** start Raw data **

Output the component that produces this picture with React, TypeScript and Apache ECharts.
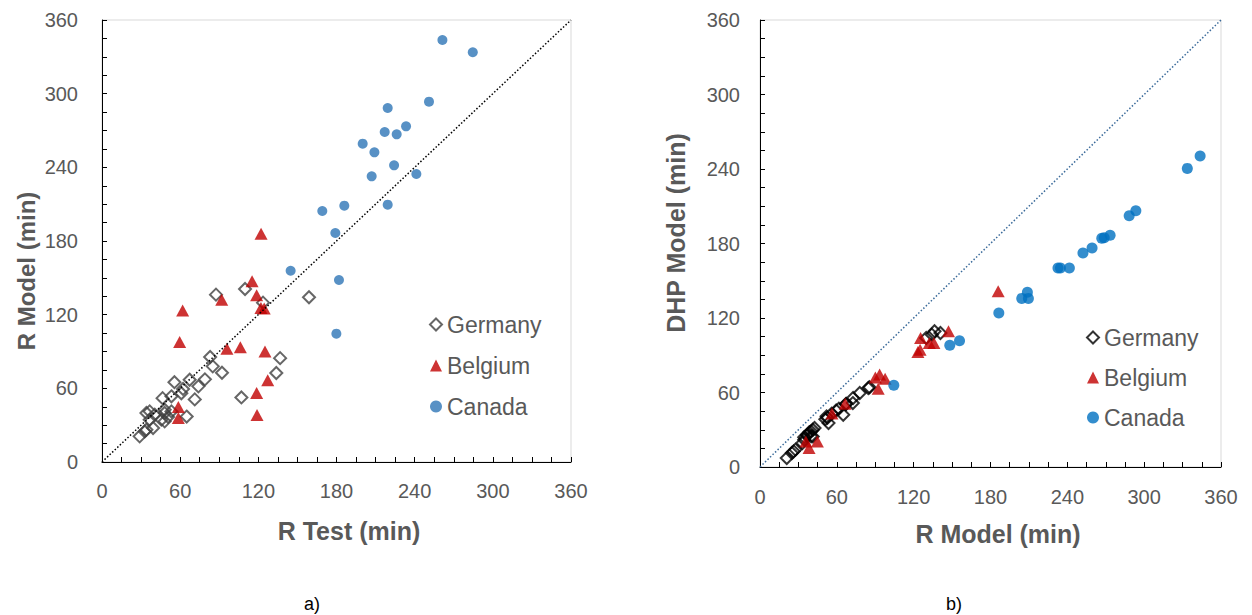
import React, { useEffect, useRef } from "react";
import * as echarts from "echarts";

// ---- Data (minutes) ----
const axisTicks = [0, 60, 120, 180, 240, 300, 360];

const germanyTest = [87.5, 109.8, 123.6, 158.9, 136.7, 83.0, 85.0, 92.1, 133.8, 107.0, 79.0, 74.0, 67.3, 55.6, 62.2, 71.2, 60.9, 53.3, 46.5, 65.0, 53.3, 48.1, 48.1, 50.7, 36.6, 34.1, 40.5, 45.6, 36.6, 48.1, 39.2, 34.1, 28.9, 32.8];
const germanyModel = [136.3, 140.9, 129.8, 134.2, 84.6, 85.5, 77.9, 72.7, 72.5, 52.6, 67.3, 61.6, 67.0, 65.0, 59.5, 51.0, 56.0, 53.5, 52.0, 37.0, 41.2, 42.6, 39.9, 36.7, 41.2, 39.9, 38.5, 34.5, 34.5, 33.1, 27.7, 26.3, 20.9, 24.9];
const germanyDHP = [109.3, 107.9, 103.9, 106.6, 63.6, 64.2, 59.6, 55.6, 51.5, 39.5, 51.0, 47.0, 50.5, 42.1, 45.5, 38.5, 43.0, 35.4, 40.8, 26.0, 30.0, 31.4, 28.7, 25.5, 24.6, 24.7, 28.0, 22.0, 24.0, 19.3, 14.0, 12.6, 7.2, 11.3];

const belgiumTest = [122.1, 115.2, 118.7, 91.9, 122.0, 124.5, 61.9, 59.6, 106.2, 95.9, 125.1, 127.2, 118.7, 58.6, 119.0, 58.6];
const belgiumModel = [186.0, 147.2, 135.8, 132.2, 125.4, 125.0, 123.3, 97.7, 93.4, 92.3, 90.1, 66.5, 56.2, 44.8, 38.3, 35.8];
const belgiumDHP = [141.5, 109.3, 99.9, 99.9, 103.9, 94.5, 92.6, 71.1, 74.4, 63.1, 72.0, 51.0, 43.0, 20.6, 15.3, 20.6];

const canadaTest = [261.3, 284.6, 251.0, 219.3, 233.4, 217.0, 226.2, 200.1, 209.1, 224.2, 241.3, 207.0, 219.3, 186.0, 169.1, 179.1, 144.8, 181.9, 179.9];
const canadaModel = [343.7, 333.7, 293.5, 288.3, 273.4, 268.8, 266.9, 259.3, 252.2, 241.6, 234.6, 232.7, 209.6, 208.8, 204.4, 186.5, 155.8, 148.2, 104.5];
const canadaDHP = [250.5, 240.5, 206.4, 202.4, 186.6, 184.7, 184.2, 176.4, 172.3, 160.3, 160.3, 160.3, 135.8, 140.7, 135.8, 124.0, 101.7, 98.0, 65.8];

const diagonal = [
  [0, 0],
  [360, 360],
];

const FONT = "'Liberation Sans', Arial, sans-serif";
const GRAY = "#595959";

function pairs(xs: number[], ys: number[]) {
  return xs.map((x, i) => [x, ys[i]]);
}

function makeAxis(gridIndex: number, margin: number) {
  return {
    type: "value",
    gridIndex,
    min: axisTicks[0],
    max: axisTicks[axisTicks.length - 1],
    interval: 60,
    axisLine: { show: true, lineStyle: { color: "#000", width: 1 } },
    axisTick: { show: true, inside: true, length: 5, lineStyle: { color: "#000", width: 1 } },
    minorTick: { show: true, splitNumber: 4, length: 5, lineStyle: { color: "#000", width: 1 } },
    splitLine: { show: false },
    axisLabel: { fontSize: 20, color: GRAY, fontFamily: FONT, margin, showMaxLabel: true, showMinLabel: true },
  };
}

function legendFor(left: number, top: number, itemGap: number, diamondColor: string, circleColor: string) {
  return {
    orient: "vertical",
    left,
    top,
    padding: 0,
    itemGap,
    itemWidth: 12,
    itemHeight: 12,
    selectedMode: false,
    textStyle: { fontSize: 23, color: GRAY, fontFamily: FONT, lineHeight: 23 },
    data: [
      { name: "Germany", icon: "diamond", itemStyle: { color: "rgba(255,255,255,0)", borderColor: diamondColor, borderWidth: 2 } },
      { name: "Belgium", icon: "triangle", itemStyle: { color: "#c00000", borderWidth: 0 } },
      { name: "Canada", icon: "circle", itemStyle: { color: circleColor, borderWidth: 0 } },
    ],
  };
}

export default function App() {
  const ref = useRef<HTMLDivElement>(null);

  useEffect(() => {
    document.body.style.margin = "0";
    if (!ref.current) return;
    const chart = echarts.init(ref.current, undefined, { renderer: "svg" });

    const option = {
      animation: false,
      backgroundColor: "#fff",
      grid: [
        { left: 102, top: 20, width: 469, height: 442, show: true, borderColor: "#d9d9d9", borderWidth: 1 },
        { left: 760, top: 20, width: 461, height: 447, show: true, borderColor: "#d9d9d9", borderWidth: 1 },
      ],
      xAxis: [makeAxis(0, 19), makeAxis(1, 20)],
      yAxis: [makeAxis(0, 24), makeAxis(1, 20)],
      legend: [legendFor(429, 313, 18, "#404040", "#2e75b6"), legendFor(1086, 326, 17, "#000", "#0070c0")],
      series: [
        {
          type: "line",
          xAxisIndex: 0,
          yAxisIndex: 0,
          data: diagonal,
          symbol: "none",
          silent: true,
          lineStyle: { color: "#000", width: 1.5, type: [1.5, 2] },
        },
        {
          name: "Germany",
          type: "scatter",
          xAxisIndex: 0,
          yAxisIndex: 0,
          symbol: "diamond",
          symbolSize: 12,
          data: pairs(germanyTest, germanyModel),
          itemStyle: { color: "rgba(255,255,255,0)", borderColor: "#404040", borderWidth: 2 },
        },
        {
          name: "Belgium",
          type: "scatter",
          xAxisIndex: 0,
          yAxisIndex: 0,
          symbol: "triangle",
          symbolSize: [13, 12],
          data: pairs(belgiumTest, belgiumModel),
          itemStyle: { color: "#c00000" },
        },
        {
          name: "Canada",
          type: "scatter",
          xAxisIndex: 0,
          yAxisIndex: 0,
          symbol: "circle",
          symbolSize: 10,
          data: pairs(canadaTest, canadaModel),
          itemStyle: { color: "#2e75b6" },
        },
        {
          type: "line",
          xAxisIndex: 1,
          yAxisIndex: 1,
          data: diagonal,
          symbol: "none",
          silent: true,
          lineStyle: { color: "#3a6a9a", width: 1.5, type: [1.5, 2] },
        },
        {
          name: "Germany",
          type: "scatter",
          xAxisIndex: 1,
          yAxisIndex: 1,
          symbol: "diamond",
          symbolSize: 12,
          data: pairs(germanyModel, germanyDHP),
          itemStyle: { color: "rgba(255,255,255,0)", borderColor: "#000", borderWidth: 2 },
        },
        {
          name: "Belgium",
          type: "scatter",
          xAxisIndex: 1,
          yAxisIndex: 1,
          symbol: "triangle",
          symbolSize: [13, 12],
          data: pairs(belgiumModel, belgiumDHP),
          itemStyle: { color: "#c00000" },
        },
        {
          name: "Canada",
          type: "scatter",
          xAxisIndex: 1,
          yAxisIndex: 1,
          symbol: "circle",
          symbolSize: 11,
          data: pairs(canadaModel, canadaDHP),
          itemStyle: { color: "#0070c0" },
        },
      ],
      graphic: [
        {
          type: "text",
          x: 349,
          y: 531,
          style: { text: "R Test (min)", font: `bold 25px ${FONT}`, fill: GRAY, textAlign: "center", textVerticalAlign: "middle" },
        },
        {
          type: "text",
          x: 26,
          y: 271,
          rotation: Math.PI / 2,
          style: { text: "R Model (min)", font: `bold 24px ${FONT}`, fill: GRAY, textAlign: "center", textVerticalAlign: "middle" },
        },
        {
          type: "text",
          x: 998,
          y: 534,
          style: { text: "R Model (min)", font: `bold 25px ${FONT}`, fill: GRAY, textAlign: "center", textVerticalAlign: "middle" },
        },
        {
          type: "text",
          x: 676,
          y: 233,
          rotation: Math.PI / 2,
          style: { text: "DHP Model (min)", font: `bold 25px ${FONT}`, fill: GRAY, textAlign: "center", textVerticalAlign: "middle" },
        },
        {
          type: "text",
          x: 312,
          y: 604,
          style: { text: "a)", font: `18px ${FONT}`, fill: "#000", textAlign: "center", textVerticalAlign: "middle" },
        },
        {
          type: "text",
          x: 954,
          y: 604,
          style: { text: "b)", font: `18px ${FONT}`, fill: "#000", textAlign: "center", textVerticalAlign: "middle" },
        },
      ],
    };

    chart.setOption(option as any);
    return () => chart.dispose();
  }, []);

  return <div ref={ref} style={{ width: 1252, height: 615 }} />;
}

** end Raw data **

Stated exercise:
Extract, word for word, each line from the top of the data down to and including the line with "12.6, 7.2, 11.3];"; skip the pictures.

Solution to this task:
Output the component that produces this picture with React, TypeScript and Apache ECharts.
import React, { useEffect, useRef } from "react";
import * as echarts from "echarts";

// ---- Data (minutes) ----
const axisTicks = [0, 60, 120, 180, 240, 300, 360];

const germanyTest = [87.5, 109.8, 123.6, 158.9, 136.7, 83.0, 85.0, 92.1, 133.8, 107.0, 79.0, 74.0, 67.3, 55.6, 62.2, 71.2, 60.9, 53.3, 46.5, 65.0, 53.3, 48.1, 48.1, 50.7, 36.6, 34.1, 40.5, 45.6, 36.6, 48.1, 39.2, 34.1, 28.9, 32.8];
const germanyModel = [136.3, 140.9, 129.8, 134.2, 84.6, 85.5, 77.9, 72.7, 72.5, 52.6, 67.3, 61.6, 67.0, 65.0, 59.5, 51.0, 56.0, 53.5, 52.0, 37.0, 41.2, 42.6, 39.9, 36.7, 41.2, 39.9, 38.5, 34.5, 34.5, 33.1, 27.7, 26.3, 20.9, 24.9];
const germanyDHP = [109.3, 107.9, 103.9, 106.6, 63.6, 64.2, 59.6, 55.6, 51.5, 39.5, 51.0, 47.0, 50.5, 42.1, 45.5, 38.5, 43.0, 35.4, 40.8, 26.0, 30.0, 31.4, 28.7, 25.5, 24.6, 24.7, 28.0, 22.0, 24.0, 19.3, 14.0, 12.6, 7.2, 11.3];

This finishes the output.